Sulla scena il testo dedicato ad Anna Politkovskaja
Un lungo cappotto nero, una grossa sciarpa per difendersi dall’inverno moscovita incipiente, le braccia cariche di pesanti borse della spesa, tante da averla costretta a due viaggi.
Così tornava a casa Anna Politkovskaja il 7 ottobre del 2006. Così entra Elena Arvigo sulla scena del Teatro Out-Off di Milano.
Porta con sé soltanto lo stipite di una porta, non serve altro: poche assi che diventano passaggio e punto di osservazione, ma anche giogo e quasi croce, persino fossa, mentre Elena prende la pelle di Anna e ne racconta lo sguardo assumendone la voce.
«Ho sempre creduto che non stia a noi dare giudizi.
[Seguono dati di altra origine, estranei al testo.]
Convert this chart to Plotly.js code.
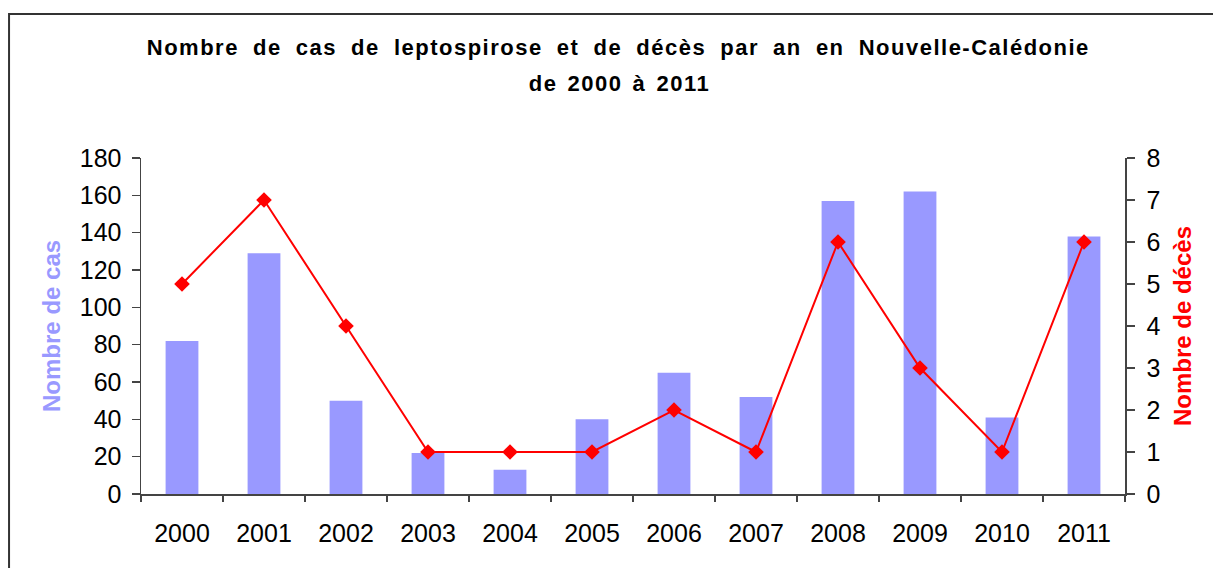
<!DOCTYPE html>
<html>
<head>
<meta charset="utf-8">
<script src="https://cdn.plot.ly/plotly-3.0.1.min.js"></script>
<style>
html,body{margin:0;padding:0;background:#fff;}
#chart{width:1213px;height:568px;}
#chart g.annotation[data-index="0"] text{letter-spacing:1.5px;word-spacing:6.5px;}
#chart g.annotation[data-index="1"] text{letter-spacing:1.5px;word-spacing:2.5px;}
</style>
</head>
<body>
<div id="chart"></div>
<script>
const years = ["2000","2001","2002","2003","2004","2005","2006","2007","2008","2009","2010","2011"];
const cases = [82, 129, 50, 22, 13, 40, 65, 52, 157, 162, 41, 138];
const deaths = [5, 7, 4, 1, 1, 1, 2, 1, 6, 3, 1, 6];
const titleLine1 = "Nombre de cas de leptospirose et de décès par an en Nouvelle-Calédonie";
const titleLine2 = "de 2000 à 2011";
const leftTitle = "Nombre de cas";
const rightTitle = "Nombre de décès";

const FONT = "Liberation Sans, Arial, sans-serif";
const AXC = "#444";
const xRange = [-0.5, years.length - 0.5];
const boundaries = years.map((_, i) => i - 0.5).concat([years.length - 0.5]);

const traces = [
  {type: "bar", x: years, y: cases, marker: {color: "#9999FF"}, xaxis: "x", yaxis: "y", hoverinfo: "y"},
  {type: "scatter", mode: "lines+markers", x: years, y: deaths, xaxis: "x", yaxis: "y2",
   line: {color: "#FF0000", width: 2}, marker: {symbol: "diamond", size: 12, color: "#FF0000"}}
];

const tickFont = {family: FONT, size: 25, color: "#000"};

const layout = {
  width: 1213, height: 568,
  margin: {l: 141, r: 88, t: 158, b: 74, pad: 0},
  paper_bgcolor: "#fff", plot_bgcolor: "#fff",
  showlegend: false,
  bargap: 0.6,
  xaxis: {type: "category", range: xRange, tickson: "boundaries", ticks: "outside", ticklen: 6, tickcolor: AXC, tickwidth: 1.5,
          showline: true, linecolor: AXC, linewidth: 1.5, showgrid: false, zeroline: false,
          tickfont: tickFont, ticklabelstandoff: 16, fixedrange: true},
  xaxis2: {overlaying: "x", anchor: "y", range: xRange, tickmode: "array", tickvals: boundaries,
           ticks: "inside", ticklen: 7, tickcolor: AXC, tickwidth: 1.5, showticklabels: false,
           showline: false, showgrid: false, zeroline: false},
  yaxis: {range: [0, 180], dtick: 20, ticks: "outside", ticklen: 8, tickcolor: AXC, tickwidth: 1.5,
          showline: true, linecolor: AXC, linewidth: 1.5, showgrid: false, zeroline: false,
          tickfont: tickFont, ticklabelstandoff: 5},
  yaxis3: {overlaying: "y", anchor: "x", side: "left", range: [0, 180], dtick: 20, ticks: "inside", ticklen: 8,
           tickcolor: AXC, tickwidth: 1.5, showticklabels: false, showline: false, showgrid: false, zeroline: false},
  yaxis2: {overlaying: "y", anchor: "x", side: "right", range: [0, 8], dtick: 1, ticks: "outside", ticklen: 8,
           tickcolor: AXC, tickwidth: 1.5, showline: true, linecolor: AXC, linewidth: 1.5, showgrid: false,
           zeroline: false, tickfont: tickFont, ticklabelstandoff: 7},
  yaxis4: {overlaying: "y", anchor: "x", side: "right", range: [0, 8], dtick: 1, ticks: "inside", ticklen: 8,
           tickcolor: AXC, tickwidth: 1.5, showticklabels: false, showline: false, showgrid: false, zeroline: false},
  annotations: [
    {text: "<b>" + titleLine1 + "</b>", xref: "paper", yref: "paper", x: (618.5 - 141) / 984, y: 1.3274,
     xanchor: "center", yanchor: "middle", showarrow: false, font: {family: FONT, size: 22, color: "#000"}},
    {text: "<b>" + titleLine2 + "</b>", xref: "paper", yref: "paper", x: (619 - 141) / 984, y: 1.2232,
     xanchor: "center", yanchor: "middle", showarrow: false, font: {family: FONT, size: 22, color: "#000"}},
    {text: "<b>" + leftTitle + "</b>", xref: "paper", yref: "paper", x: -0.0915, y: 0.5, textangle: -90,
     xanchor: "center", yanchor: "middle", showarrow: false, font: {family: FONT, size: 24, color: "#9999FF"}},
    {text: "<b>" + rightTitle + "</b>", xref: "paper", yref: "paper", x: 1.058, y: 0.5, textangle: -90,
     xanchor: "center", yanchor: "middle", showarrow: false, font: {family: FONT, size: 24, color: "#FF0000"}}
  ],
  shapes: [
    {type: "rect", xref: "paper", yref: "paper", x0: -0.1341, x1: 1.1, y0: -0.25, y1: 1.4286,
     line: {color: "#333", width: 2}, fillcolor: "rgba(0,0,0,0)", layer: "below"}
  ]
};

Plotly.newPlot("chart", traces, layout, {displayModeBar: false, staticPlot: true});
</script>
</body>
</html>
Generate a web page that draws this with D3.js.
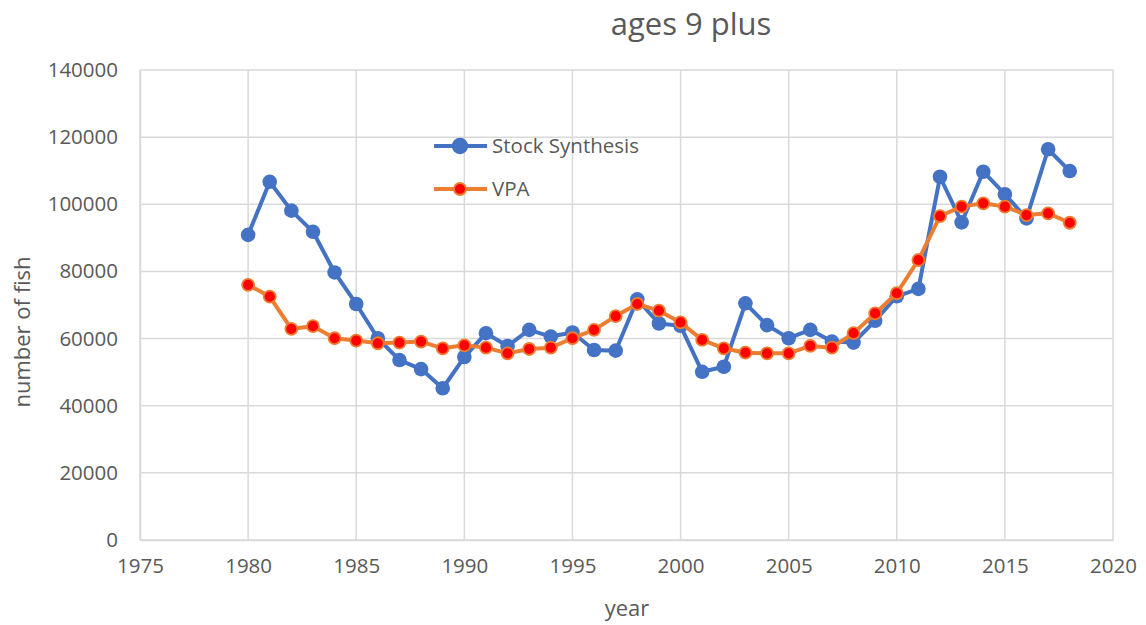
<!DOCTYPE html>
<html>
<head>
<meta charset="utf-8">
<script src="https://cdn.jsdelivr.net/npm/d3@7"></script>
<style>
body { margin: 0; background: #fff; }
text { font-family: "Open Sans", "Noto Sans", sans-serif; fill: #595959; }
</style>
</head>
<body>
<svg width="1146" height="625"></svg>
<script>
var years = d3.range(1980, 2019);
var stockSynthesis = [90900, 106700, 98100, 91800, 79700, 70300, 60100, 53600, 50900, 45200,
    54500, 61600, 57800, 62600, 60600, 61800, 56600, 56400, 71700, 64500,
    63800, 50100, 51600, 70500, 64000, 60100, 62600, 59100, 58800, 65300,
    72600, 74800, 108200, 94600, 109700, 103000, 95800, 116400, 109900];
var vpa = [76000, 72500, 62900, 63700, 60100, 59400, 58600, 58800, 59100, 57100,
    58000, 57300, 55600, 56900, 57300, 60100, 62600, 66700, 70300, 68300,
    64800, 59600, 57100, 55800, 55600, 55600, 57800, 57300, 61600, 67500,
    73500, 83400, 96500, 99300, 100300, 99300, 96800, 97300, 94500];
var xTicks = d3.range(1975, 2021, 5);
var yTicks = d3.range(0, 140001, 20000);

var svg = d3.select('svg');
var pLeft = 140, pRight = 1113, pTop = 70, pBottom = 540;

var x = d3.scaleLinear().domain([1975, 2020]).range([pLeft, pRight]);
var y = d3.scaleLinear().domain([0, 140000]).range([pBottom, pTop]);

// grid
svg.append('g').selectAll('line').data(yTicks).enter().append('line')
    .attr('x1', pLeft).attr('x2', pRight)
    .attr('y1', function (d) { return y(d); }).attr('y2', function (d) { return y(d); })
    .attr('stroke', '#d9d9d9').attr('stroke-width', 1.5);
svg.append('g').selectAll('line').data(xTicks).enter().append('line')
    .attr('y1', pTop).attr('y2', pBottom)
    .attr('x1', function (d) { return x(d); }).attr('x2', function (d) { return x(d); })
    .attr('stroke', '#d9d9d9').attr('stroke-width', 1.5);

// axes
var yAxis = svg.append('g').attr('transform', 'translate(' + pLeft + ',0)')
    .call(d3.axisLeft(y).tickValues(yTicks).tickSize(0).tickPadding(22).tickFormat(d3.format('d')));
var xAxis = svg.append('g').attr('transform', 'translate(0,' + pBottom + ')')
    .call(d3.axisBottom(x).tickValues(xTicks).tickSize(0).tickPadding(18).tickFormat(d3.format('d')));
[yAxis, xAxis].forEach(function (a) {
    a.select('.domain').attr('stroke', '#d9d9d9').attr('stroke-width', 1.5);
    a.selectAll('text').style('font-size', '20.5px').attr('fill', '#595959');
});

// titles
svg.append('text').attr('x', 691).attr('y', 35).attr('text-anchor', 'middle')
    .style('font-size', '31px').text('ages 9 plus');
svg.append('text').attr('x', 627).attr('y', 616).attr('text-anchor', 'middle')
    .style('font-size', '22px').text('year');
svg.append('text').attr('transform', 'translate(30,332) rotate(-90)').attr('text-anchor', 'middle')
    .style('font-size', '22px').text('number of fish');

var line = d3.line().x(function (d, i) { return x(years[i]); }).y(function (d) { return y(d); });

// Stock Synthesis
svg.append('path').datum(stockSynthesis).attr('d', line)
    .attr('fill', 'none').attr('stroke', '#4472C4').attr('stroke-width', 4).attr('stroke-linejoin', 'round');
svg.append('g').selectAll('circle').data(stockSynthesis).enter().append('circle')
    .attr('cx', function (d, i) { return x(years[i]); }).attr('cy', function (d) { return y(d); })
    .attr('r', 7.3).attr('fill', '#4472C4');

// VPA
svg.append('path').datum(vpa).attr('d', line)
    .attr('fill', 'none').attr('stroke', '#ED7D31').attr('stroke-width', 4).attr('stroke-linejoin', 'round');
svg.append('g').selectAll('circle').data(vpa).enter().append('circle')
    .attr('cx', function (d, i) { return x(years[i]); }).attr('cy', function (d) { return y(d); })
    .attr('r', 6).attr('fill', '#FF0000').attr('stroke', '#ED7D31').attr('stroke-width', 1.8);

// legend
var legend = [
    { name: 'Stock Synthesis', color: '#4472C4', fill: '#4472C4', r: 7.3, y: 146 },
    { name: 'VPA', color: '#ED7D31', fill: '#FF0000', r: 6, y: 189 }
];
var lg = svg.append('g').selectAll('g').data(legend).enter().append('g');
lg.append('line').attr('x1', 434).attr('x2', 487)
    .attr('y1', function (d) { return d.y; }).attr('y2', function (d) { return d.y; })
    .attr('stroke', function (d) { return d.color; }).attr('stroke-width', 4);
lg.append('circle').attr('cx', 460).attr('cy', function (d) { return d.y; })
    .attr('r', function (d) { return d.r; }).attr('fill', function (d) { return d.fill; })
    .attr('stroke', function (d) { return d.color; }).attr('stroke-width', 1.8);
lg.append('text').attr('x', 492).attr('y', function (d) { return d.y + 7; })
    .style('font-size', '20.5px').text(function (d) { return d.name; });
</script>
</body>
</html>
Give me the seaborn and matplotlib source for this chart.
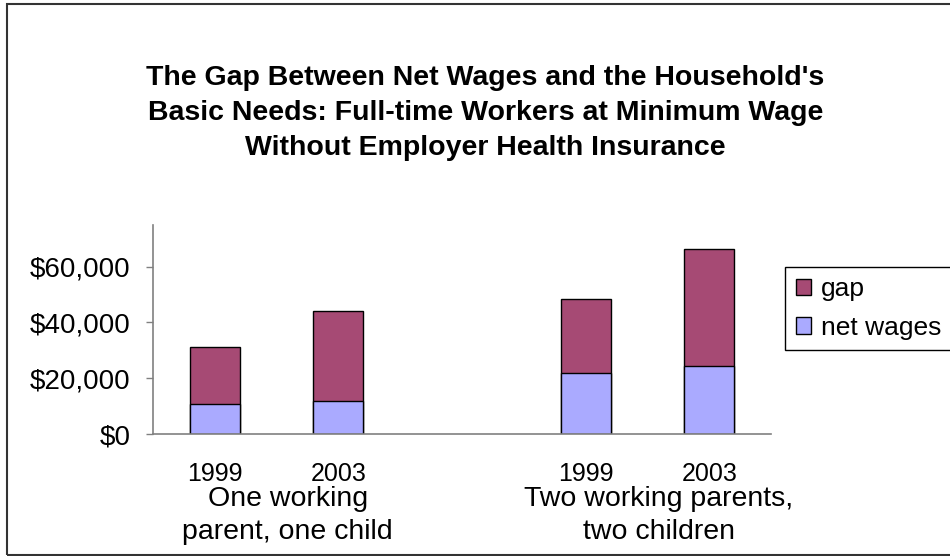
import pandas as pd
import seaborn as sns
import matplotlib.pyplot as plt
from matplotlib.patches import Rectangle
from matplotlib.ticker import FuncFormatter

# Values
groups = ["One working\nparent, one child", "Two working parents,\ntwo children"]
years = ["1999", "2003"]
net_wages = [10700, 12000, 22000, 24300]
gap = [20600, 32200, 26300, 41900]

gap_color = "#A64A74"
wage_color = "#AAAAFF"

# one row per bar, a blank slot separates the two households
slots, slot_year, slot_group = [], [], []
for g_i, g in enumerate(groups):
    for y in years:
        slots.append(f"{g_i}-{y}")
        slot_year.append(y)
        slot_group.append(g)
order = slots[:2] + ["spacer"] + slots[2:]

df = pd.DataFrame({
    "slot": slots,
    "year": slot_year,
    "group": slot_group,
    "net wages": net_wages,
    "gap": gap,
})
df["total"] = df["net wages"] + df["gap"]

sns.set_theme(style="white")
plt.rcParams["font.family"] = ["Liberation Sans", "DejaVu Sans"]
plt.rcParams["text.color"] = "black"
plt.rcParams["xtick.color"] = "black"
plt.rcParams["ytick.color"] = "black"

fig = plt.figure(figsize=(9.5, 5.56), dpi=100)
ax = fig.add_axes([0.161, 0.2194, 0.6506, 0.3765])

# stacked: draw totals, then net wages over the lower part
sns.barplot(data=df, x="slot", y="total", order=order, color=gap_color,
            width=0.405, edgecolor="black", linewidth=1, saturation=1,
            label="gap", ax=ax)
sns.barplot(data=df, x="slot", y="net wages", order=order, color=wage_color,
            width=0.405, edgecolor="black", linewidth=1, saturation=1,
            label="net wages", ax=ax)
if ax.get_legend() is not None:
    ax.get_legend().remove()

ax.set_xlim(-0.5, len(order) - 0.5)
ax.set_ylim(0, 75000)
ax.set_yticks([0, 20000, 40000, 60000])
ax.yaxis.set_major_formatter(FuncFormatter(lambda v, p: f"${v:,.0f}"))
ax.tick_params(axis="y", which="major", left=True, length=5, width=1,
               color="#808080", labelcolor="black", pad=11, labelsize=20)

tick_labels = [df.set_index("slot").loc[s, "year"] if s != "spacer" else "" for s in order]
ax.set_xticks(range(len(order)))
ax.set_xticklabels(tick_labels)
ax.tick_params(axis="x", length=0, pad=20, labelsize=18, labelcolor="black")
ax.set_xlabel("")
ax.set_ylabel("")

for side in ["top", "right"]:
    ax.spines[side].set_visible(False)
for side in ["left", "bottom"]:
    ax.spines[side].set_color("#808080")
    ax.spines[side].set_linewidth(1.2)

# household labels under the year labels
for g in groups:
    idx = [order.index(s) for s in df.loc[df["group"] == g, "slot"]]
    xc = sum(idx) / len(idx) + 0.09
    ax.text(xc, -0.39, g, transform=ax.get_xaxis_transform(), ha="center",
            va="center", fontsize=20.5, linespacing=1.32)

fig.text(0.511, 0.7968,
         "The Gap Between Net Wages and the Household's\n"
         "Basic Needs: Full-time Workers at Minimum Wage\n"
         "Without Employer Health Insurance",
         ha="center", va="center", fontsize=20.5, fontweight="bold", linespacing=1.44)

handles, labels = ax.get_legend_handles_labels()
leg = fig.legend(handles, labels, loc="upper left",
                 bbox_to_anchor=(785 / 950, 1 - 266.7 / 556),
                 fontsize=19, frameon=True, fancybox=False, framealpha=1,
                 handlelength=0.6, handleheight=0.6, handletextpad=0.35,
                 labelspacing=0.55, borderpad=0.4, borderaxespad=0)
leg.get_frame().set_edgecolor("black")
leg.get_frame().set_linewidth(1)

# chart border
fig.patches.append(Rectangle((7 / 950, 1.5 / 556), 1.1, 551 / 556,
                             transform=fig.transFigure, fill=False,
                             edgecolor="#333333", linewidth=1.5))

fig.savefig("out.png", dpi=100)
print("saved out.png")
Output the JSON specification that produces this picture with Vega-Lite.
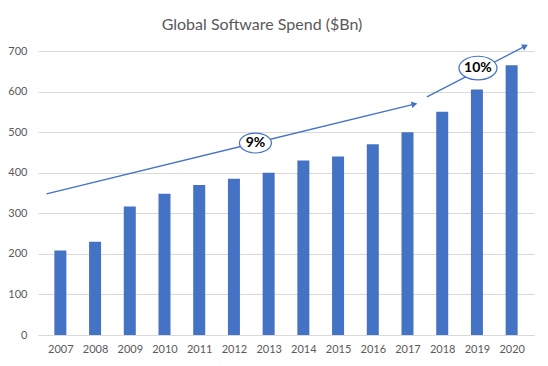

Sono una giornalista, Io mi limito a raccontare i fatti. I fatti: come stanno, come sono. Sembra la cosa più facile, invece qui è la più difficile»
E i fatti che Anna racconta, per la Novaja Gazeta, sono quelli più scomodi alla Russia di Putin. Ciò che accade in Cecenia, «ripostiglio» della Federazione Russa.
Le storie si dipanano, senza sconti, rivendicando il diritto e il dovere del giornalista a non prendere parti o tessere politiche, come la quasi totalità dei colleghi.
Quantomeno la totalità dei vivi.
Il racconto non indulge a lirismi. Scava e scuote. Sputa in faccia allo spettatore l’orrore. Passa per gli attentati, come a Beslan, mentre Anna/ Elena si muove in un prato di fiori bianchi, recisi come il futuro di bambini ostaggio due volte. Di guerriglieri disumani e di soldati che spianano una palestra coi carrarmati.
Si sofferma sulle rappresaglie brutali contro i ceceni catturati, in una narrazione a quadri spezzata dalle paradossali balalaike che paiono quelle dell’informazione di Stato, che ossessivamente accusa di mentire una donna che nel mondo é già un simbolo, ma in patria é una nemica con cui non si deve avere un dialogo, perché è “non rieducabile“.
E con questo genere di nemici la strada è una sola: la neutralizzazione.
Sulla scena le borse della spesa spargono mele, che in quell’ottobre di inizio millennio, su un pianerottolo, si mischiano al sangue e a quattro bossoli.
Così tace, nove anni fa, la voce di Anna Politkovskaja la pazza, la pericolosa, la giornalista che amava il suo lavoro.
Il testo di Stefano Massini –corredato dalle scritte cubitali di Andrea Basti a fondo palco– è potente, preciso e chirurgico come un bisturi che incide le coscienze senza speranza di anestesie consolatorie, se non l’esistenza stessa di voci come quella di Anna –cui la Arvigo da corpo con una cura impeccabile per la regia di Rosario Tedesco– col coraggio di andare a fondo, assumendosene ogni conseguenza.
Costringendo lo spettatore a confrontarsi con l’etica del mestiere di giornalista e con la mostruosità della guerra e la meraviglia del rubinetto di una stanza d’albergo dopo mesi in una città nullificata.
Ma soprattutto con ciò che resta, dopo. Cosa porta con sè una guerra, ogni guerra?
Il silenzio delle voci di verità, certo, ma più ancora la morte di ogni umanità. E forse, con essa, di ogni prospettiva.
Con quali occhi si può guardare a un domani se é rappresentato da un diciannovenne orfano e soldato crudele che, quando gli si domanda perché, Risponde: «Non era un uomo, in fondo, era un ceceno. Qui stiamo facendo la guerra» «e tu cosa farai, dopo?» «spero che la guerra non finisca».